Although she anticipates the budget will be fairly conservative, accounting for a 0.6 percent growth in city revenues, Brock said the city wants to continue to invest in infrastructure that can continue to promote growth. “We have to be very conservative,” Brock said, “but we have to be wise in investing in things that we know can really stimulate our local economy.”

City Manager Pete Peterson said his proposed budget doesn’t contain a tax increase and accounts for a modest growth in city revenues. But, he noted that the city is still early in the planning process and that aspects will likely change between now and when commissioners conduct their final reading of the budget on June 20. “This thing is going to move a lot in the next 10 days,” Peterson said on Tuesday.
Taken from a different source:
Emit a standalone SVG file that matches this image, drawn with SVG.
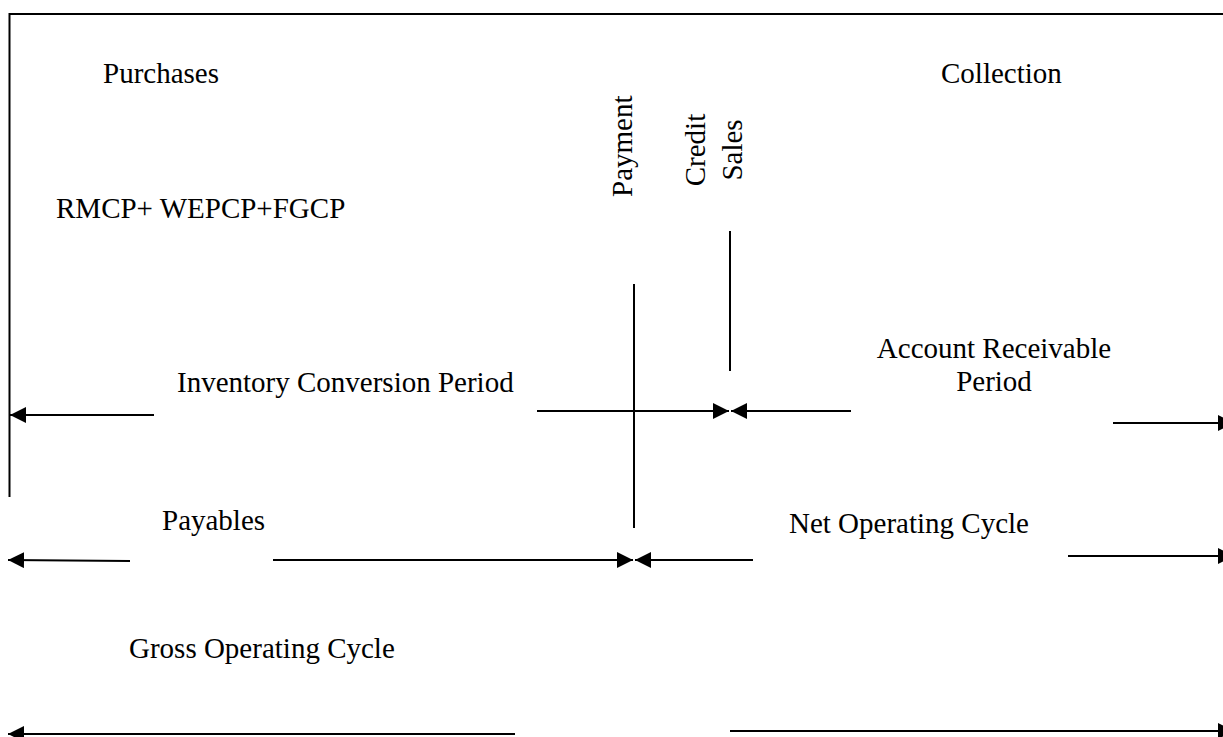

Over the last few weeks, commissioners have been hearing financial presentations from individual departments and will start refining specific elements of the budget on June 3. The commission will then need to approve the budget on three readings, the first on June 6, the second during a special called meeting on June 13 and the third on June 20.

Peterson said one factor contributing to the lower than typical increase in city revenue could be the stagnation in the city’s population growth, a problem that’s impacting governments throughout the region. Washington County, he said, is the only county in Upper East Tennessee that has experienced recent growth in its population.

“If everybody up here is losing population with the exception of us,” he said. “That means there’s less people available to come in and spend money on a regular basis, so it becomes more important to attract tourists.”

A low unemployment rate, which makes it difficult for employers to fill vacant positions, and an increase in online retail sales could also be contributing to the dip in revenue growth, he said. “It’s not enough to get exceptionally alarmed or concerned,” Peterson said, “but it is something we’re taking the time now to do deeper and further analysis of what aspects of our revenues are growing and what aspects are not growing.”

Although commissioners are still early in the planning process, there are tangible allocations that are beginning to take shape.

The proposed budget contains a $150,000 increase in funding for street resurfacing, bringing it from $3 million to $3.15 million. Peterson said the city hasn’t raised the amount of funding for resurfacing since the city first allocated that $3 million, which he said means the city has likely lost 12%-15% of its purchasing power over the last few years due to price increases and inflation.

As a precautionary measure, Peterson said the proposed budget also includes funding intended to improve the city’s data security, protecting against risks like ransomware attacks or data breaches. “We feel like we are in a safe environment,” he said, “but the people out there that are stealing that data are advancing their technology on a daily basis.”

Brock said commissioners are also planning on setting aside funding for capital projects in the city, including work on Lark Street, and the schematic design for underground utilities on West Walnut Street.

Although plans are beginning to take shape, Peterson said commissioners are still working out the fine details. “But we’re getting close,” he said.